Alberta NDP leader Rachel Notley congratulated the winner of a $2,000 Red Deer Polytechnic tuition voucher, but says post-secondary students shouldn’t have to rely on luck to fund their education.
RDP’s 20 Days of Giveaways ended on April 2 and the grand prize winner was chosen randomly on April 3.
“I don’t think that people having access to affordable tuition should be function of whether they do, or do not, win a lottery or some other kind of contest. It should be just a matter of good public policy and strong government leadership and that’s what we’re missing right now,” said Notley about the UCP’s record on post-secondary education after outlining the NDP’s plan during a press conference at the University of Calgary on Thursday.
“We don’t want just that winner to have affordable tuition. We want all Albertans to have affordable tuition.”

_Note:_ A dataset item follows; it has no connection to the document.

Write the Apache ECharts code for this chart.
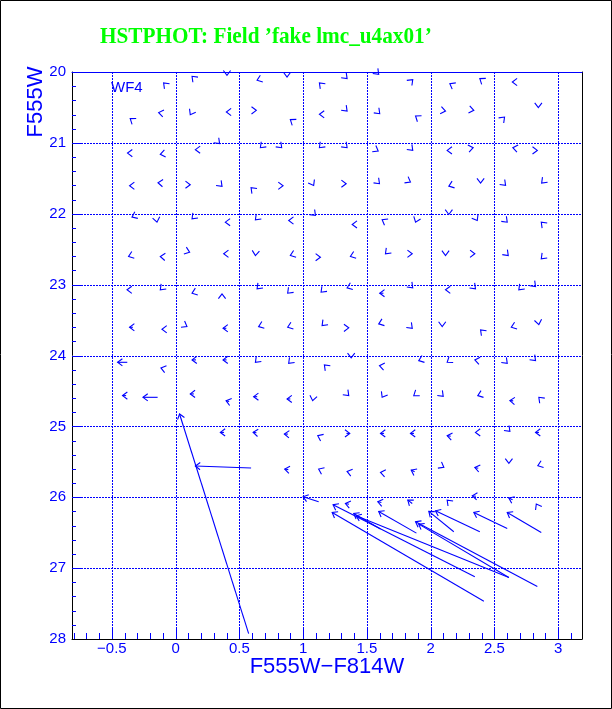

NDP advanced education critic David Eggen said over the past four years Alberta students have seen tuition increases of more than 30 per cent, as well as a 20 per cent hike in mandatory fees, while the UPC cut $700 million out of school operating budgets.
“These tuition spikes have made life more expensive to students and their families during the worst cost of living crisis in 40 years,” Eggen said.
The cuts have also resulted in canceled programs, campus closures, and staff layoffs.
In February, the province announced a two per cent tuition cap starting in 2024-25, in addition to a retroactive increase of $225 per month starting in 2022-23 for low-income students who received the Alberta Student Grant, a lower interest rate on student loans and a 12-month, up from a six-month, interest-free grace period.
Notley said an NDP government would cancel tuition hikes for coming year, freeze tuition at 2022-23 level, and cap any future increases to inflation. And when facing steep inflation, students would not necessarily be hit with the full inflationary increase.
“In a year where we’ve got seven per cent inflation, we can’t be dumping that onto students because we know that inflation impacts lower income people far more than it impacts upper and middle income people,” Notley said.
The NDP would also do a comprehensive review of post-secondary funding and the role of tuition, and that review would give students a voice at the table.
She said affordable education is not only critical for students, but for Alberta’s future economy as a whole.
“Students in our universities, colleges, trade schools, and polytechnics are the highly skilled workers of the future. They are the innovators, and entrepreneurs and the leaders of that future. So let’s invest in ourselves, and make sure that all of this talent and inspiration gets a chance to thrive.”